#365Posts – O violinista filho da santa
Aqui no meu prédio tem um aprendiz de violinista. O cara — só pode ser homem, para ser tão mau — passa o dia inteiro praticando escalas as mais diversas, e de vez em quando arrisca tocar uma “Asa Branca”. Outro dia até tocou “Shampain”, que para quem não conhece segue abaixo.
Eu deveria estar em algum estado alterado de consciência, devido aos incensos que a outra vizinha queima diuturnamente (mas tudo bem, a ela tudo é permitido porque ela é a tia louca dos gatos); caso contrário não teria dado jeito de reconhecer que o que ele estava executando (melhor seria se fosse a tiros) era essa música.
A canção “Shampain” fala da humilhação e da dor de uma garota ao ser abandonada pelo noivo no altar.

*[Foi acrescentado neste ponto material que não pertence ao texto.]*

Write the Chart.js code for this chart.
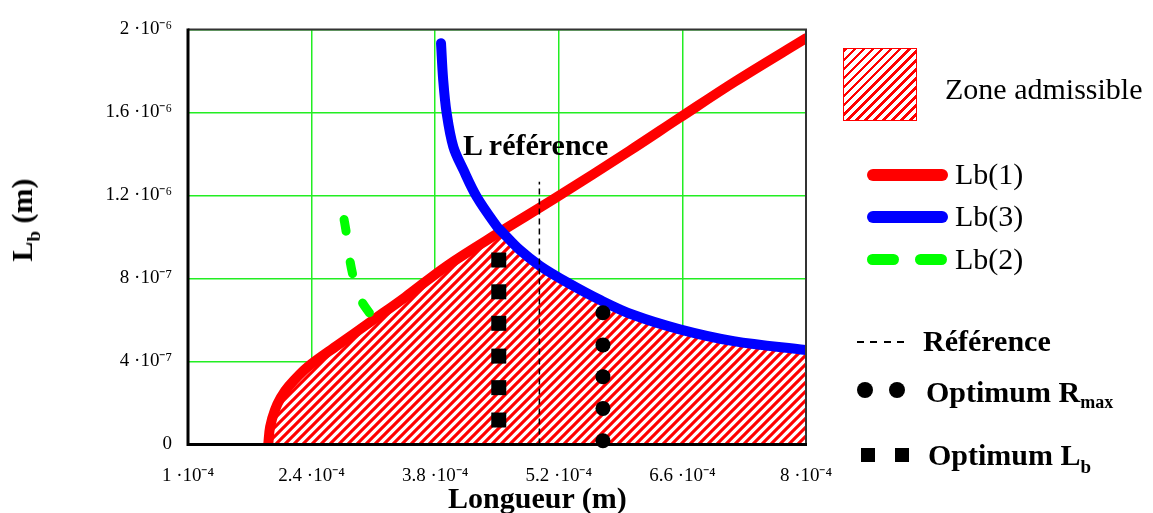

Aliás, o termo shampain, que me parece ser um trocadilho entre shame (vergonha) e pain (dor, ou sofrimento) parece muito adequado ao caso em tela, porque é exatamente isso que o cara causa nos vizinhos: vergonha alheia por ele sendo uma pessoa tão refinada, já que aprecia instrumentos musicais clássicos como o violino, não ter a educação mínima para saber que sua atividade está incomodando os outros, e sofrimento que eu não preciso explicar. Aliás, saber ele sabe, tenho certeza. Mas falta-lhe alteridade, falta-lhe colocar-se no lugar dos que compulsoriamente precisam “apreciar” sua arte que mais parece tortura sádica com crueldade.
Isto posto, só tenho duas coisas legítimas a fazer:
- escrever posts de catarse como este, na esperança de que eu consiga me livrar dos pensamentos que incitam ir lá e fazer o cara vomitar o violino, depois que o instrumentos fizesse todo o caminho contrário no sistema digestório até chegar à boca; e
- perdoar o cara.
É sério.
O sujeito que desrespeita o semelhante a este ponto, o que é tão grave quanto ouvir música em transporte coletivo sem fone de ouvido, ou peidar no elevador lotado, é um coitado, um infeliz que não tem nem amigos (e se um dia teve namorada/o com certeza é/foi/será corno).
Afinal, ele tem o direito de tocar o violino dele o quanto quiser, fora do horário de silêncio estipulado pelas normas do condomínio. E ele respeita este horário religiosamente: todos os dias, às 19h em ponto, ele para com a encheção de saco, e só a retoma no dia seguinte, às 8h da manhã. Pontualmente. Sempre.
Por fim, eu deveria era agradecer a ele mesmo: enquanto ele estiver sendo o filho da puta do prédio, de Copacabana, do Rio de Janeiro, a vaga fica preenchida e não abre “concorrência”. Sabe-se lá quem poderia vir a ser o seu sucessor, né?